WHETHER privatisation or Public-Private Participation (PPP), the Environmental Rights Action/Friends of the Earth, Nigeria and Amalgamated Union of Public Corporation Civil Service Technical and Recreational Employees in Lagos, have said any attempt to transfer provision of water to private individuals is unacceptable.
In a joint press conference to give update on the state of current situation in Lagos water sector held last week, the groups said any move to privatize water sector either in Lagos or any other parts of the country would be resisted.
Though they admitted that, the nation and Lagos State in particular were dire need of clean water, the group, however, said the “solution was not in the profit-driven privatisation through PPP, but a strong democratically accountable management and pro-people public investment.”

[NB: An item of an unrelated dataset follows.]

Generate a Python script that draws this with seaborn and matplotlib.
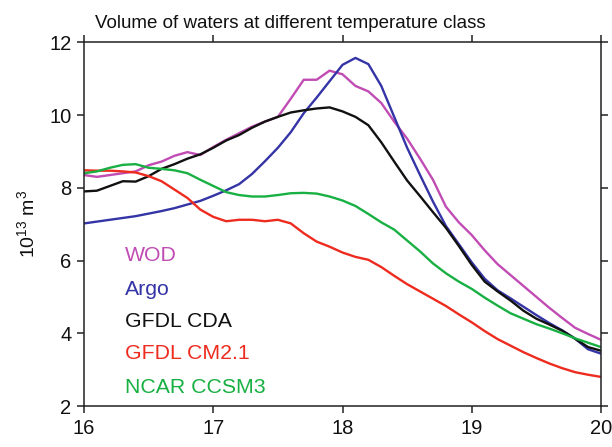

To them, PPP arrangement was not pro-poor, but dummy promoted by the World Bank to make African countries and indeed Nigeria poorer, hence the nation and all stakeholders must reject any idea of privatising the nation’s water sector.
Speaking on Lagos water sector, Deputy Director, Environmental Rights Action/Friends of the Earth Nigeria (ERA/FoEN), Mr. Akinbode Oluwafemi, although the struggle to stop arrangement by the state government did just begin, it was unfortunate that the immediate the past administration maintained sealed lips, refusing to disclose any detail to the public, saying the initiative of water privatization was shrouded in utter secrecy, with virtually no information in the public domain.
“But intense local and international demands for disclosure by the Our Water, Our Right Coalition comprising civil society, labour and grassroots organisations forced the bank to open up on the water privatisation scheme, which centers on the appointment of its private arm, the International Finance Corporation (IFC) to design a PPP water scheme for Lagos.
Our as a group, supported by our allies across the world forced the bank to open up, including announcing the cancellation of its pact with the Lagos state government” he said.
According to him, it was also sad that all through the struggle, the immediate past Group Managing Director of Lagos State Water Corporation (LSWC), Shayo Holloway shunned demands to speak on the issue.
Oluwafemi said findings have shown that the PPP model failed in Nagpur in India, Manila in the Philippines and has been rejected in Paris where the Veolia, which the IFC had a stake in, was forced to divest from managing public water assets, as the model was profit driven and if allowed in Nigeria, the poor would be denied of the essential commodity.
While commending Lagos Governor, Mr. Akinwunmi Ambode for publicly admitting that water infrastructure in the state was in shamble, Oluwafemi said the state should do more by probing the water sector in the past 16 years, adding it was glaring that there was serious problem with the water sector in Lagos.